Updated: Jan 14, 2019


So our latest struggle is not John’s dad - he has actually now agreed to lease us the farm for five years (yay!...I think?). We held out for the five year lease because in order to really make any changes to the farm, to try to switch to a grass fed cattle herd, or to organic anything, it takes time. Two years of growing without chemicals to, in the third year, be able to sell it as “organic” (provided we start the process asap and pay for the certification). So five years, we figured, would allow us to make changes that we would not have to then worry would just be erased if John’s (now 86 year old) father did not “like” what we were doing.

No, that has been somewhat resolved (although now comes the actual legal documents to be signed!! Stay tuned…). Now our issue is ourselves. After all this time advocating for this move, of talking about it (even if I have been outwardly hesitant, but intrigued at the prospect); after all this thinking, can we actually get our act together? Can I move? Make a living? Be happy on a farm?

To make an obscure (for most Americans) and an overly dramatic reference, our situation reminds me of a famous speech made by Vaclav Havel. Havel was a writer and political dissident in the Czech Republic, who spent years in jail but who also led the country for ten years after the country’s “Velvet Revolution” (a revolution that overthrew the communist government peacefully).

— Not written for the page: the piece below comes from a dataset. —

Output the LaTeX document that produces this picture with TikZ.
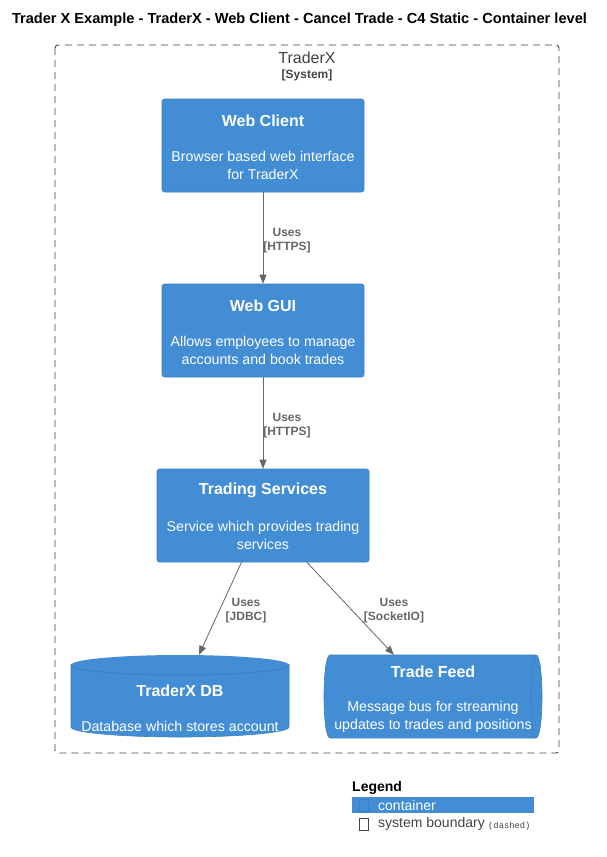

In a speech he made upon taking power after the “revolution,” he pointed out that doing is far more difficult than complaining; dealing with reality is far harder than dreaming about the future. He gave the speech known as the “Velvet Hangover” on the one year anniversary of the end of Communism:

"All this is certainly reason for heartfelt joy. It would be a dangerous self-deception, however, if we took today's anniversary only as a reason for joy. It is not only that. For us it is at the same time a very serious summons to very serious reflection about ourselves.

...The...changes which seemed to us even a few months ago to be within reach are taking place slowly and with difficulty. Disquiet, dissatisfaction, intolerance and disappointment...are growing….The world observes us with ever greater hesitation and ever more frequently expresses the fear that our ability to build a new system lags precariously behind the ability we demonstrated in the destruction of the old system.

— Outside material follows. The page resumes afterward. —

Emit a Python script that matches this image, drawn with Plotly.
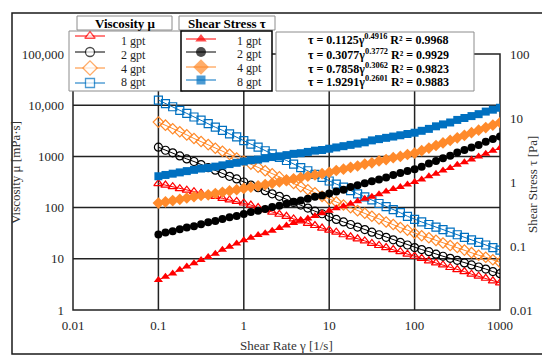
import numpy as np
import plotly.graph_objects as go

# ---------------- data ----------------
shear_rate = [0.1, 0.121, 0.147, 0.178, 0.215, 0.261, 0.316, 0.383, 0.464, 0.562, 0.681, 0.825,
              1, 1.21, 1.47, 1.78, 2.15, 2.61, 3.16, 3.83, 4.64, 5.62, 6.81, 8.25,
              10, 12.1, 14.7, 17.8, 21.5, 26.1, 31.6, 38.3, 46.4, 56.2, 68.1, 82.5,
              100, 121, 147, 178, 215, 261, 316, 383, 464, 562, 681, 825, 1000]

# viscosity, log10 of mPa·s
visc_1gpt_log10 = [2.47, 2.44, 2.41, 2.37, 2.34, 2.31, 2.28, 2.25, 2.22, 2.18, 2.15, 2.12, 2.09,
                   2.05, 2.00, 1.96, 1.91, 1.87, 1.83, 1.78, 1.74, 1.69, 1.65, 1.60, 1.56,
                   1.52, 1.47, 1.43, 1.39, 1.35, 1.30, 1.26, 1.22, 1.18, 1.14, 1.09, 1.05,
                   1.01, 0.96, 0.92, 0.88, 0.83, 0.79, 0.75, 0.70, 0.66, 0.62, 0.57, 0.53]
visc_2gpt_log10 = [3.18, 3.12, 3.07, 3.01, 2.95, 2.90, 2.84, 2.78, 2.73, 2.67, 2.61, 2.56, 2.50,
                   2.44, 2.39, 2.33, 2.27, 2.22, 2.16, 2.10, 2.05, 1.99, 1.93, 1.88, 1.82,
                   1.77, 1.72, 1.67, 1.62, 1.57, 1.52, 1.47, 1.42, 1.37, 1.32, 1.27, 1.22,
                   1.18, 1.14, 1.09, 1.05, 1.01, 0.97, 0.92, 0.88, 0.84, 0.80, 0.75, 0.71]
visc_4gpt_log10 = [3.67, 3.61, 3.54, 3.48, 3.42, 3.35, 3.29, 3.23, 3.16, 3.10, 3.04, 2.97, 2.91,
                   2.85, 2.79, 2.72, 2.66, 2.60, 2.54, 2.47, 2.41, 2.35, 2.29, 2.22, 2.16,
                   2.11, 2.05, 2.00, 1.94, 1.89, 1.83, 1.78, 1.72, 1.67, 1.61, 1.56, 1.50,
                   1.45, 1.41, 1.36, 1.31, 1.26, 1.22, 1.17, 1.12, 1.07, 1.03, 0.98, 0.93]
visc_8gpt_log10 = [4.10, 4.03, 3.97, 3.90, 3.84, 3.77, 3.71, 3.64, 3.57, 3.51, 3.44, 3.38, 3.31,
                   3.24, 3.18, 3.11, 3.05, 2.98, 2.92, 2.85, 2.78, 2.72, 2.65, 2.59, 2.52,
                   2.46, 2.40, 2.33, 2.27, 2.21, 2.15, 2.08, 2.02, 1.96, 1.90, 1.83, 1.77,
                   1.72, 1.67, 1.62, 1.57, 1.52, 1.47, 1.42, 1.37, 1.32, 1.27, 1.22, 1.17]

# shear stress, log10 of Pa
stress_1gpt_log10 = [-1.53, -1.48, -1.43, -1.37, -1.32, -1.27, -1.22, -1.17, -1.12, -1.06, -1.01, -0.96, -0.91,
                     -0.87, -0.83, -0.80, -0.76, -0.72, -0.68, -0.64, -0.60, -0.57, -0.53, -0.49, -0.45,
                     -0.41, -0.38, -0.34, -0.30, -0.26, -0.23, -0.19, -0.15, -0.11, -0.08, -0.04, 0.00,
                     0.04, 0.09, 0.13, 0.18, 0.22, 0.27, 0.31, 0.35, 0.40, 0.44, 0.49, 0.53]
stress_2gpt_log10 = [-0.82, -0.79, -0.77, -0.74, -0.71, -0.69, -0.66, -0.63, -0.61, -0.58, -0.55, -0.53, -0.50,
                     -0.47, -0.45, -0.42, -0.39, -0.37, -0.34, -0.31, -0.29, -0.26, -0.23, -0.21, -0.18,
                     -0.15, -0.12, -0.08, -0.05, -0.02, 0.01, 0.04, 0.07, 0.11, 0.14, 0.17, 0.20,
                     0.24, 0.29, 0.33, 0.37, 0.41, 0.46, 0.50, 0.54, 0.58, 0.63, 0.67, 0.71]
stress_4gpt_log10 = [-0.33, -0.31, -0.29, -0.27, -0.25, -0.23, -0.21, -0.20, -0.18, -0.16, -0.14, -0.12, -0.10,
                     -0.08, -0.06, -0.04, -0.02, 0.00, 0.02, 0.05, 0.07, 0.09, 0.11, 0.13, 0.15,
                     0.18, 0.20, 0.23, 0.25, 0.28, 0.30, 0.33, 0.35, 0.38, 0.40, 0.43, 0.45,
                     0.49, 0.53, 0.57, 0.61, 0.65, 0.69, 0.73, 0.77, 0.81, 0.85, 0.89, 0.93]
stress_8gpt_log10 = [0.09, 0.11, 0.13, 0.15, 0.17, 0.19, 0.21, 0.22, 0.24, 0.26, 0.28, 0.30, 0.32,
                     0.34, 0.35, 0.37, 0.39, 0.40, 0.42, 0.44, 0.45, 0.47, 0.49, 0.50, 0.52,
                     0.54, 0.56, 0.58, 0.60, 0.62, 0.65, 0.67, 0.69, 0.71, 0.73, 0.75, 0.77,
                     0.80, 0.83, 0.87, 0.90, 0.93, 0.97, 1.00, 1.03, 1.06, 1.10, 1.13, 1.16]

series_labels = ["1 gpt", "2 gpt", "4 gpt", "8 gpt"]
equations = ["τ = 0.1125γ<sup>0.4916</sup> R² = 0.9968",
             "τ = 0.3077γ<sup>0.3772</sup> R² = 0.9929",
             "τ = 0.7858γ<sup>0.3062</sup> R² = 0.9823",
             "τ = 1.9291γ<sup>0.2601</sup> R² = 0.9883"]

x_tickvals = [0.01, 0.1, 1, 10, 100, 1000]
x_ticktext = ["0.01", "0.1", "1", "10", "100", "1000"]
yl_tickvals = [1, 10, 100, 1000, 10000, 100000]
yl_ticktext = ["1", "10", "100", "1000", "10,000", "100,000"]
yr_tickvals = [0.01, 0.1, 1, 10, 100]
yr_ticktext = ["0.01", "0.1", "1", "10", "100"]

# ---------------- styling ----------------
W, H = 550, 356
FONT = "Liberation Serif"
colors = ["#FF0000", "#000000", "#FF8A2B", "#0070C0"]
open_symbols = ["triangle-up-open", "circle-open", "diamond-open", "square-open"]
filled_symbols = ["triangle-up", "circle", "diamond", "square"]
open_sizes = [8, 8, 8, 8]
filled_sizes = [8, 8, 9, 8]
GRID = "#222222"

visc = [visc_1gpt_log10, visc_2gpt_log10, visc_4gpt_log10, visc_8gpt_log10]
stress = [stress_1gpt_log10, stress_2gpt_log10, stress_4gpt_log10, stress_8gpt_log10]

# plot area in pixels
PL, PR, PT, PB = 65, 492, 46, 302
def px(x):
    return x / W
def py(y):
    return 1 - y / H

fig = go.Figure()

for lab, c, s, sz, v in zip(series_labels, colors, open_symbols, open_sizes, visc):
    fig.add_trace(go.Scatter(
        x=shear_rate, y=np.power(10.0, v), name="Viscosity " + lab,
        mode="lines+markers", xaxis="x", yaxis="y",
        line=dict(color=c, width=1),
        marker=dict(symbol=s, size=sz, color=c, line=dict(width=1.2, color=c)),
    ))
for lab, c, s, sz, v in zip(series_labels, colors, filled_symbols, filled_sizes, stress):
    fig.add_trace(go.Scatter(
        x=shear_rate, y=np.power(10.0, v), name="Shear stress " + lab,
        mode="lines+markers", xaxis="x", yaxis="y2",
        line=dict(color=c, width=1),
        marker=dict(symbol=s, size=sz, color=c, line=dict(width=0)),
    ))

shapes = []
# gridlines (vertical)
for v in x_tickvals[1:-1]:
    shapes.append(dict(type="line", xref="x", yref="paper", x0=v, x1=v,
                       y0=py(PB), y1=py(PT), layer="below", line=dict(color=GRID, width=1.5)))
# gridlines (horizontal, left axis)
for v in yl_tickvals[1:-1]:
    shapes.append(dict(type="line", xref="paper", yref="y", x0=px(PL), x1=px(PR),
                       y0=v, y1=v, layer="below", line=dict(color=GRID, width=1.5)))
# plot frame
shapes.append(dict(type="rect", xref="paper", yref="paper", x0=px(PL), x1=px(PR), y0=py(PB), y1=py(PT),
                   layer="below", line=dict(color=GRID, width=1.5)))
# outer border
shapes.append(dict(type="rect", xref="paper", yref="paper", x0=px(4), x1=px(543), y0=py(346), y1=py(5),
                   layer="below", line=dict(color="#1a1a1a", width=1.5)))
# legend boxes
def box(x0, y0, x1, y1, color="#8c8c8c", width=1):
    shapes.append(dict(type="rect", xref="paper", yref="paper", x0=px(x0), x1=px(x1), y0=py(y1), y1=py(y0),
                       layer="below", fillcolor="white", line=dict(color=color, width=width)))
box(69, 8, 164, 22)
box(171, 8, 267, 22)
box(61, 23, 175, 83)
box(173, 23, 264, 83, color="#000000", width=1.5)
box(268, 24, 466, 83)

visc_rows = [28, 44, 60, 75]
visc_text_rows = [33, 47, 61, 74]
stress_rows = [31, 44, 59, 72]
stress_text_rows = [33, 46, 60, 74]

for r, c in zip(visc_rows, colors):
    shapes.append(dict(type="line", xref="paper", yref="paper", x0=px(67), x1=px(97), y0=py(r), y1=py(r),
                       layer="below", line=dict(color=c, width=1)))
for r, c in zip(stress_rows, colors):
    shapes.append(dict(type="line", xref="paper", yref="paper", x0=px(178), x1=px(208), y0=py(r), y1=py(r),
                       layer="below", line=dict(color=c, width=1)))

# legend markers on an invisible full-figure pixel axis
fig.add_trace(go.Scatter(
    x=[82] * 4, y=visc_rows, mode="markers", xaxis="x2", yaxis="y3", hoverinfo="skip",
    marker=dict(symbol=filled_symbols, size=[9, 9, 11, 9], color="white",
                line=dict(width=1.3, color=colors)), cliponaxis=False))
fig.add_trace(go.Scatter(
    x=[193] * 4, y=stress_rows, mode="markers", xaxis="x2", yaxis="y3", hoverinfo="skip",
    marker=dict(symbol=filled_symbols, size=[10, 10, 12, 9], color=colors, line=dict(width=0)),
    cliponaxis=False))

annotations = []
def text(x, y, t, size=12, bold=False, xanchor="left", angle=0, color="#1e1e1e"):
    annotations.append(dict(xref="x2", yref="y3", x=x, y=y, text=("<b>%s</b>" % t) if bold else t,
                            showarrow=False, xanchor=xanchor, yanchor="middle", textangle=angle,
                            font=dict(family=FONT, size=size, color=color)))

text(117, 15, "Viscosity μ", size=13, bold=True, xanchor="center", color="#000000")
text(219, 15, "Shear Stress τ", size=13, bold=True, xanchor="center", color="#000000")
for r, lab in zip(visc_text_rows, series_labels):
    text(111, r, lab, size=12)
for r, lab in zip(stress_text_rows, series_labels):
    text(227, r, lab, size=12)
for r, eq in zip([31, 46, 60, 73], equations):
    text(370, r, eq, size=12, bold=True, xanchor="center", color="#000000")

text(278, 337, "Shear Rate γ [1/s]", size=13, xanchor="center", color="#333333")
text(7, 165, "Viscosity μ [mPa·s]", size=13, xanchor="center", angle=-90, color="#333333")
text(524, 177, "Shear Stress τ [Pa]", size=13, xanchor="center", angle=-90, color="#333333")

tickfont = dict(family=FONT, size=13, color="#1e1e1e")
fig.update_layout(
    width=W, height=H, margin=dict(l=0, r=0, t=0, b=0),
    paper_bgcolor="white", plot_bgcolor="rgba(0,0,0,0)", showlegend=False,
    font=dict(family=FONT, size=13, color="#1e1e1e"),
    xaxis=dict(type="log", range=[-2, 3], domain=[px(PL), px(PR)], anchor="y",
               tickvals=x_tickvals, ticktext=x_ticktext, showgrid=False, showline=False,
               zeroline=False, ticks="", tickfont=tickfont, ticklabelstandoff=6, automargin=False),
    yaxis=dict(type="log", range=[0, 5], domain=[py(PB), py(PT)], anchor="x",
               tickvals=yl_tickvals, ticktext=yl_ticktext, showgrid=False, showline=False,
               zeroline=False, ticks="", tickfont=tickfont, ticklabelstandoff=8, automargin=False),
    yaxis2=dict(type="log", range=[-2, 2], overlaying="y", side="right", anchor="x",
                tickvals=yr_tickvals, ticktext=yr_ticktext, showgrid=False, showline=False,
                zeroline=False, ticks="", tickfont=tickfont, ticklabelstandoff=9, automargin=False),
    xaxis2=dict(domain=[0, 1], range=[0, W], visible=False, anchor="y3", fixedrange=True),
    yaxis3=dict(domain=[0, 1], range=[H, 0], visible=False, anchor="x2", fixedrange=True),
    shapes=shapes, annotations=annotations,
)

fig.write_html("out.html")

I am convinced that everything will turn out alright in the end. At the same time, however, I presume that if everything does in fact turn out alright in the end, it will be only because we will find within ourselves the strength to look ourselves straight in the eyes, all our previous failures and all their genuine causes, including those which are rooted in ourselves alone and in our negative qualities.

In other words, what will happen when we take over? Things will inevitably move slowly, agonizingly slowly. Will all the neighbors, and John’s dad, look for us to be successful in a year? In three years? Ten? What if it all doesn’t go to plan? And what is our plan??

It is time for us to “look ourselves straight in the eye” and to evaluate our strengths and weaknesses. Otherwise our failures will likely be of our own making.